また、化粧品のようなサプリメントを、という発想でいたため、本質的、機能的でありながらスタイリッシュなイメージの国内化粧品ブランドもよく見ていました。
– ブランドのもともとのターゲット層は30代、40代の女性だったそうですが、それは今も変わっていないのでしょうか。
最近は以前よりもユニセックスなイメージを前面に押し出しています。当初から、女性メインであってもユニセックスなものを作りたいと考えていたのですが、最近の男性向け化粧品の市場拡大を受けて、より意識するようになりました。弊社の男性社員も美意識の高い者が多く、半数くらいはベースメイクをしている、ジェンダーレスな環境です。
– 「『FUJIMI』らしいデザイン」とはどのようなものか、教えてください。
高性能でシンプルなデザインです。洗練されていて、かつユニークさを感じるデザインを意識しています。ユニークさだけを追求して派手なデザインにしてしまうと、機能的というイメージが落ちてしまいます。そのため、凡庸ではないシンプルさを追求しています。
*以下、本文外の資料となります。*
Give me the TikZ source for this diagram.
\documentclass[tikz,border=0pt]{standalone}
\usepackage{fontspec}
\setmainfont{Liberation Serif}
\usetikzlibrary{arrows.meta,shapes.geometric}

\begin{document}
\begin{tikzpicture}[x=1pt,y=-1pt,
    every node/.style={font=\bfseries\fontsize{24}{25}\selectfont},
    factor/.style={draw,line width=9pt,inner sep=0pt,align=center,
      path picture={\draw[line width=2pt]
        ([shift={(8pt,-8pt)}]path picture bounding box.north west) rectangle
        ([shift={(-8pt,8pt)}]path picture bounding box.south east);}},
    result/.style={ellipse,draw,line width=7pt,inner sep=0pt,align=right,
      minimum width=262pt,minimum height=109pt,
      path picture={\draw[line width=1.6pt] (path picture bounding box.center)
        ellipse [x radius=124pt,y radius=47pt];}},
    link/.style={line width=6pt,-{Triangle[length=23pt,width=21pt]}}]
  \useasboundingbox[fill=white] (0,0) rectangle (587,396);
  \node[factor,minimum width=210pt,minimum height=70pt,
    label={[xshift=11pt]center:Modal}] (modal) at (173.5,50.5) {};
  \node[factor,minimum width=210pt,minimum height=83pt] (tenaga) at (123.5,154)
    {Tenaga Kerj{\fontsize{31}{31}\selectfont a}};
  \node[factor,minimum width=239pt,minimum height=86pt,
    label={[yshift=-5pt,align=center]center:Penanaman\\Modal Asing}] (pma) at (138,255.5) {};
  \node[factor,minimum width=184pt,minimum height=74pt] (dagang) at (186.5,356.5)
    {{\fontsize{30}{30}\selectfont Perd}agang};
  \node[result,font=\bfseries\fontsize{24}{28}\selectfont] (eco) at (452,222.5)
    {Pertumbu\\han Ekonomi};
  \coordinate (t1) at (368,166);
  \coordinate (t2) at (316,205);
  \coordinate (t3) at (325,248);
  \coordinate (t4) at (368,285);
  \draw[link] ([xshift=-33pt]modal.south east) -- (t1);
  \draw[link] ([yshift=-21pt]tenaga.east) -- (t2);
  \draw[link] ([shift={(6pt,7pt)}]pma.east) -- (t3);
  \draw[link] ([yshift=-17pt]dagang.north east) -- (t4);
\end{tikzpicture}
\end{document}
– それらのイメージや意識を複数のデザイナーや社内全体と共有するのは難しそうです。デザインはどのようなプロセスで進めているのでしょうか。
ピンタレストで私が集めたアートボードをもとに、まず皆で言語化をしています。先ほどの「洗練」「ユニーク」などのような語を出し合い、使って良い要素を決め、それをデザインに落とし込んでいきます。『FUJIMI』では水・植物のイメージ、砂・大地のイメージ、そして光という、大きく3つの要素を選んでいます。これらの要素から、撮影時のビジュアルなどを詰めていきます。
言葉では伝えにくい加工の要望にも、実物サンプルで具体的に提案してもらえた
– どのように「『FUJIMI』らしいデザイン」を実際のパッケージに落とし込んでいきましたか。
Care/ofのようなものを作りたいという考えはあったのですが、実物を海外から取り寄せることができませんでした。そこで、東急ハンズやロフトで材料を買ってきて、型紙を描き切り貼りして自作しようと考えました。どれくらいのサイズであればサプリメント5粒が入るか、袋にどれくらいのカーブをつければ出しやすいかなど、細かな調整を重ねて、自作したパッケージを印刷会社に持ち込み、希望を伝えました。
はじめはパッケージの製造工程がわからなかったので、希望のデザインをOEMの方にお渡しして、工場を探していただく、という状態でした。
事業が進んでいく中で、商品やパッケージなど個々の要素に分解して生産を考える必要がでてきて、パッケージを専門にしている印刷会社の存在を知りました。その時にちょうど、canalさんから「ご希望のパッケージを作れます」という話をいただきました。
– 当時はパッケージでどのようなことに困っていましたか?
小分け袋を作る際に、マット加工を重視していました。しかし、「マット加工」と言っても人によってイメージするマット感が違います。要望を説明しても、完全にこちらの要望を理解していただくのがとても難しく、話が進んでから現物を確認すると希望のものではないということもありました。
canalでは、私達の要望をもとに様々なマット加工のサンプルを探してきてくれて、具体的に提案してくれました。おかげさまで、「どのマット加工が良いのか」というところまで実際に確認することができ、希望していたマット感を実現することができました。
– 昨年、パッケージを箱からポーチにリニューアルした背景やきっかけについて教えてください。
毎月100件以上のアンケート回答をいただいているのですが、「ゴミが多く捨てづらい」、「環境に配慮した簡易包装にできないか」というお声を多くいただいていました。また、配送料500円は高いという声もありました。
そういったお声をもとに社内でリニューアルを検討していきました。過剰包装をやめ、かつ配送料も抑えられるようにするために、メール便でお届けできる簡易な形状に変更しました。また、環境に配慮したパッケージにしたかったため、燃えるゴミとして捨てられる素材にこだわりました。
弊社だけでなく、お客様にとってもメリットのあるリニューアルを図るのは難しいですが、今回のリニューアルについてはリニューアル後の方が反応が良く、Win-Winな状況を実現できた点が良かったです。
今後についても、さらなるリニューアルについて考えています。たとえば、最近リフィルは環境に配慮していてかっこいいものだというマインドシフトが起きています。環境に配慮しつつコストを抑えられるものとして定着してきているので、リフィルでありながらスマートで満足度を下げないパッケージを模索していきたいです。